Making Connections in a Digital Age: Are We Closer or More Disconnected?
In an age where most of us live with a phone in hand, the term “chronically online” feels more fitting than ever. This phenomenon indicates how social media increasingly consumes our lives. From waking up to checking our phones to endlessly scrolling through feeds, staying online has become more than a habit, and almost like second nature.
Social media is hugely important in modern life, bringing news, updates, and interactions into one spot. However, it raises some questions: Is being constantly online equal to connection? Does it truly bring us closer together, or does it leave us more disconnected than ever?

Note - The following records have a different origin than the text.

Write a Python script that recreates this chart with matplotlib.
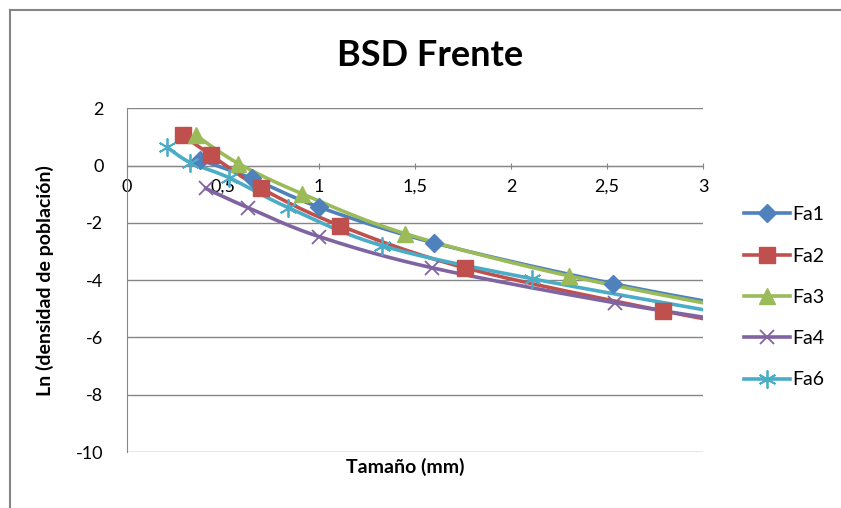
import matplotlib
matplotlib.use("Agg")
import matplotlib.pyplot as plt
from matplotlib.lines import Line2D
import numpy as np

plt.rcParams["font.family"] = ["Lato", "DejaVu Sans"]

series_names = ["Fa1", "Fa2", "Fa3", "Fa4", "Fa6"]
colors = ["#4F81BD", "#C0504D", "#9BBB59", "#8064A2", "#4BACC6"]
markers = ["D", "s", "^", "x", (6, 2, 0)]

# points (last point of each series lies past the x range)
fa1_x = [0.38, 0.65, 1.0, 1.6, 2.53, 3.4]
fa1_y = [0.2, -0.45, -1.45, -2.7, -4.12, -5.2]
fa2_x = [0.29, 0.44, 0.70, 1.11, 1.76, 2.79, 3.4]
fa2_y = [1.05, 0.35, -0.8, -2.1, -3.57, -5.07, -5.8]
fa3_x = [0.36, 0.58, 0.91, 1.45, 2.30, 3.4]
fa3_y = [1.05, 0.07, -0.98, -2.38, -3.85, -5.3]
fa4_x = [0.41, 0.63, 1.0, 1.59, 2.54, 3.4]
fa4_y = [-0.8, -1.47, -2.48, -3.57, -4.79, -5.7]
fa6_x = [0.21, 0.33, 0.53, 0.84, 1.33, 2.11, 3.4]
fa6_y = [0.63, 0.1, -0.42, -1.47, -2.8, -3.95, -5.5]

xs = [fa1_x, fa2_x, fa3_x, fa4_x, fa6_x]
ys = [fa1_y, fa2_y, fa3_y, fa4_y, fa6_y]

x_ticks = [0, 0.5, 1, 1.5, 2, 2.5, 3]
x_tick_labels = ["0", "0,5", "1", "1,5", "2", "2,5", "3"]
y_ticks = [2, 0, -2, -4, -6, -8, -10]


def smooth(x, y, n=30):
    # Excel-like smoothed line: cubic bezier with catmull-rom style controls
    x = np.asarray(x, float)
    y = np.asarray(y, float)
    px, py = [], []
    for i in range(len(x) - 1):
        x0, y0 = (x[i - 1], y[i - 1]) if i > 0 else (x[i], y[i])
        x3, y3 = (x[i + 2], y[i + 2]) if i + 2 < len(x) else (x[i + 1], y[i + 1])
        c1x = x[i] + (x[i + 1] - x0) / 6
        c1y = y[i] + (y[i + 1] - y0) / 6
        c2x = x[i + 1] - (x3 - x[i]) / 6
        c2y = y[i + 1] - (y3 - y[i]) / 6
        t = np.linspace(0, 1, n)
        bx = (1 - t) ** 3 * x[i] + 3 * (1 - t) ** 2 * t * c1x + 3 * (1 - t) * t ** 2 * c2x + t ** 3 * x[i + 1]
        by = (1 - t) ** 3 * y[i] + 3 * (1 - t) ** 2 * t * c1y + 3 * (1 - t) * t ** 2 * c2y + t ** 3 * y[i + 1]
        px.extend(bx)
        py.extend(by)
    return px, py


fig = plt.figure(figsize=(8.41, 5.08), dpi=100)
ax = fig.add_axes([0.151, 0.110, 0.685, 0.677])

sizes = {"D": 9, "s": 11, "^": 11, "x": 10, (6, 2, 0): 13}
for name, x, y, c, m in zip(series_names, xs, ys, colors, markers):
    sx, sy = smooth(x, y)
    ax.plot(sx, sy, color=c, linewidth=2.6, zorder=3)
    mew = 1.3 if m in ("x", (6, 2, 0)) else 1
    ax.plot(x, y, linestyle="none", marker=m, color=c, markersize=sizes[m],
            markeredgewidth=mew, zorder=4)
    ax.plot([], [], color=c, linewidth=2.6, marker=m, markersize=sizes[m],
            markeredgewidth=mew, label=name)

ax.set_xlim(0, 3)
ax.set_ylim(-10, 2)
ax.set_xticks(x_ticks)
ax.set_xticklabels(x_tick_labels)
ax.set_yticks(y_ticks)
ax.set_yticklabels([str(v) for v in y_ticks])
ax.tick_params(axis="both", labelsize=13, colors="#000000", color="#868686")
ax.tick_params(axis="x", direction="inout", length=5, pad=7)
ax.tick_params(axis="y", length=0, pad=17)

ax.grid(axis="y", color="#868686", linewidth=1)
ax.set_axisbelow(True)
ax.spines["bottom"].set_position(("data", 0))
ax.spines["bottom"].set_color("#868686")
ax.spines["left"].set_color("#868686")
ax.spines["top"].set_visible(False)
ax.spines["right"].set_visible(False)

fig.text(430 / 841, 1 - 55 / 508, "BSD Frente", fontsize=26, fontweight="bold",
         ha="center", va="center")
ax.set_ylabel("Ln (densidad de población)", fontsize=14, fontweight="bold", labelpad=16)
fig.text(0.482, 0.068, "Tamaño (mm)", fontsize=14, fontweight="bold", ha="center")

ax.legend(loc="center left", bbox_to_anchor=(1.04, 0.45), frameon=False,
          fontsize=14, handlelength=2.4, labelspacing=1.25, handletextpad=0.1)

# chart border (only top and left edges show)
fig.add_artist(Line2D([10 / 841, 1], [1 - 10 / 508] * 2, transform=fig.transFigure,
                      color="#868686", linewidth=1.5))
fig.add_artist(Line2D([10 / 841] * 2, [0, 1 - 10 / 508], transform=fig.transFigure,
                      color="#868686", linewidth=1.5))

fig.savefig("out.png", dpi=100)
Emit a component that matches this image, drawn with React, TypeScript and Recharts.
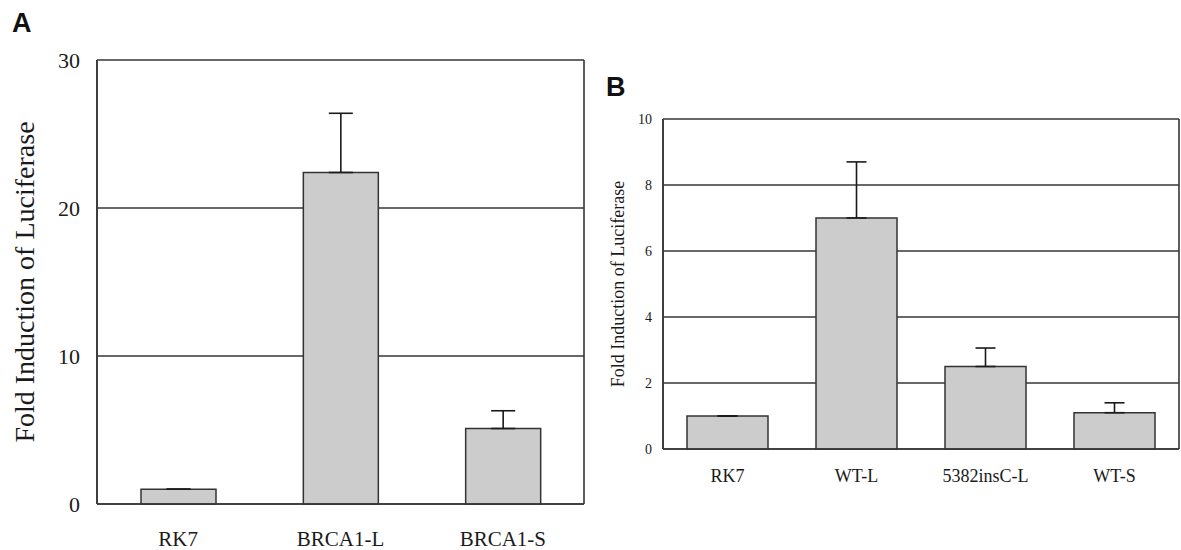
import React from 'react';
import { BarChart, Bar, XAxis, YAxis, CartesianGrid, ErrorBar, Label } from 'recharts';

// panel A
const catsA = ['RK7', 'BRCA1-L', 'BRCA1-S'];
const foldA = [1.0, 22.4, 5.1];
const errA = [0, 4.0, 1.2];
const ticksA = [0, 10, 20, 30];

// panel B
const catsB = ['RK7', 'WT-L', '5382insC-L', 'WT-S'];
const foldB = [1.0, 7.0, 2.5, 1.1];
const errB = [0, 1.7, 0.56, 0.3];
const ticksB = [0, 2, 4, 6, 8, 10];

const yTitle = 'Fold Induction of Luciferase';

const serif = '"Liberation Serif", "Times New Roman", serif';
const ink = '#1a1a1a';
const lineCol = '#363636';

const dataA = catsA.map((name, i) => ({ name, fold: foldA[i], err: [0, errA[i]] }));
const dataB = catsB.map((name, i) => ({ name, fold: foldB[i], err: [0, errB[i]] }));

const frame = ({ offset }: any) => [offset.left, offset.left + offset.width];

const panelLetter = (left: number, top: number): React.CSSProperties => ({
  position: 'absolute',
  left,
  top,
  fontFamily: '"Liberation Sans", Arial, sans-serif',
  fontWeight: 'bold',
  fontSize: 27,
  lineHeight: 1,
  color: '#111',
});

export default function App() {
  return (
    <div
      style={{
        position: 'fixed',
        left: 0,
        top: 0,
        width: 1181,
        height: 550,
        overflow: 'hidden',
        background: '#fff',
        fontFamily: serif,
      }}
    >
      <div style={{ position: 'absolute', left: 0, top: 0 }}>
        <BarChart
          width={600}
          height={550}
          data={dataA}
          margin={{ top: 60, right: 16, left: 0, bottom: 1 }}
          style={{ fontFamily: serif }}
        >
          <CartesianGrid vertical horizontal stroke={lineCol} strokeWidth={1.6} verticalCoordinatesGenerator={frame} />
          <XAxis
            dataKey="name"
            height={45}
            axisLine={{ stroke: lineCol, strokeWidth: 1.6 }}
            tickLine={false}
            tickSize={0}
            tickMargin={27}
            tick={{ fontSize: 21, fontFamily: serif, fill: ink }}
            interval={0}
          />
          <YAxis
            width={97}
            domain={[0, 30]}
            ticks={ticksA}
            interval={0}
            axisLine={{ stroke: lineCol, strokeWidth: 1.6 }}
            tickLine={false}
            tickSize={0}
            tickMargin={17}
            tick={{ fontSize: 22, fontFamily: serif, fill: ink }}
          >
            <Label
              value={yTitle}
              angle={-90}
              position="center"
              dx={-24}
              style={{ fontSize: 28, fontFamily: serif, fill: ink }}
            />
          </YAxis>
          <Bar dataKey="fold" fill="#cccccc" stroke="#333" strokeWidth={1.5} barSize={75} isAnimationActive={false}>
            <ErrorBar dataKey="err" direction="y" width={12} stroke={ink} strokeWidth={1.6} />
          </Bar>
        </BarChart>
      </div>

      <div style={{ position: 'absolute', left: 580, top: 0 }}>
        <BarChart
          width={601}
          height={550}
          data={dataB}
          margin={{ top: 119, right: 2, left: 0, bottom: 56 }}
          style={{ fontFamily: serif }}
        >
          <CartesianGrid vertical horizontal stroke={lineCol} strokeWidth={1.6} verticalCoordinatesGenerator={frame} />
          <XAxis
            dataKey="name"
            height={45}
            axisLine={{ stroke: lineCol, strokeWidth: 1.6 }}
            tickLine={false}
            tickSize={0}
            tickMargin={20}
            tick={{ fontSize: 18, fontFamily: serif, fill: ink }}
            interval={0}
          />
          <YAxis
            width={83}
            domain={[0, 10]}
            ticks={ticksB}
            interval={0}
            axisLine={{ stroke: lineCol, strokeWidth: 1.6 }}
            tickLine={false}
            tickSize={0}
            tickMargin={11}
            tick={{ fontSize: 14, fontFamily: serif, fill: ink }}
          >
            <Label
              value={yTitle}
              angle={-90}
              position="center"
              dx={-4}
              style={{ fontSize: 18, fontFamily: serif, fill: ink }}
            />
          </YAxis>
          <Bar dataKey="fold" fill="#cccccc" stroke="#333" strokeWidth={1.5} barSize={81} isAnimationActive={false}>
            <ErrorBar dataKey="err" direction="y" width={10} stroke={ink} strokeWidth={1.6} />
          </Bar>
        </BarChart>
      </div>

      <div style={panelLetter(12, 10)}>A</div>
      <div style={panelLetter(606, 74)}>B</div>
    </div>
  );
}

Rethinking Connection in the Digital Age
Connection lies at the heart of human relationships. It goes beyond shared memes or tagged photos. It is about being understood, valued, and emotionally satisfied. However, social media came into play and put a significant blur between connection and engagement.
On social media platforms like Instagram or TikTok, connections often get boiled down to numbers – followers, ‘likes’, and comments. These metrics might offer a quick sense of validation, but they rarely provide the emotional depth that builds lasting bonds. For example, a birthday message on Facebook or Instagram can feel thoughtful, yet it’s no replacement for a heartfelt phone call or an in-person celebration.
This isn’t to say social media doesn’t have its advantages. It’s a powerful tool for us to keep updated with what’s happening in the lives of loved ones and those living far away. It allows us to feel connected to people we may never meet in person. But while these interactions are convenient, they rarely substitute for live conversations and shared experiences.
The Paradox of Loneliness
Why do so many people feel lonelier, despite being more “connected” than ever?
Social media creates a mere feeling of connection, whereby people are “together” in name but isolated in experience.
One reason is the culture of comparison. Social media platforms encourage users to showcase their best selves, from carefully curated photos to highlight reels of life’s best times. All these supposedly perfect snapshots of other people’s lives can make individuals feel worse about their own and give them FOMO, or the Fear of Missing Out. This can deepen feelings of disconnection, as we compare our behind-the-scenes reality to someone else’s polished presentation.
Moreover, social media interactions are often passive. Scrolling through a friend’s photos or ‘liking’ their posts doesn’t create the same emotional impact as catching up in person. The passivity can lead feelings of emptiness, where people feel seen but not truly understood.
Imagine you are going through a tough time, you post something vague on social media, like a quote or an image that hints at your mood, and your friends respond with reactions such as a heart emoji. While it shows that people are noticing, they often lack the thoroughness to make you feel truly supported.
Now compare this to a friend who notices your post and reaches out privately to ask how you’re really doing. They might call you or invite you to talk, offering a safe space to share your feelings. That personal connection, rather than the quick online acknowledgment, is what helps you feel seen, heard, and understood.
Social Media and Emotional Distance
The convenience of social media can work against us too. Instead of reaching out to people, many settle for quick and surface-level contacts. Such signals might feel like support – a thumbs-up for a photo or a short comment, but these gestures create little emotional connection.
Even when social media facilitates communication, the quality of it is often gone. Interactions via text or DMs just are not the same as person-to-person. Key emotive indicators such as tone and body language are displayed through silence.
However, social media isn’t inherently bad. It can be a bridge, helping us maintain connections that may fall by the wayside. But to nurture meaningful relationships, we have to use it intentionally – reaching out for genuine conversations, rather than merely scrolling through updates.
The Path to Genuine Connection
So, how can we reclaim connection in a world dominated by screens?
Firstly, it’s crucial to redefine our relationship with social media, recognise its limits and focus on its strengths. Try to use it as a tool to initiate real-world interactions, rather than a substitute for them.
Also, try making your online interactions more substantive and a little deeper. Instead of simply liking a friend’s photo, send them a message to ask how they’re doing. When you catch yourself comparing to others, remind yourself that social media rarely shows the full picture of other people’s lives.
Finally, prioritise offline connections. Spend time with loved ones clear of notifications. Do things together that require the presence of your whole self. It’s in these moments, rather than the moments you snap for a story, that quality bonds are formed.
As we attempt to navigate this digital era, it’s worth asking ourselves: are we truly connecting, or simply performing our connection? Social media offers countless opportunities to interact, but it’s up to us to decide how we use them.
Genuine connection takes effort, openness, and time. By stepping back from the noise of the digital world, we can rediscover what it means to truly connect, with others and with ourselves.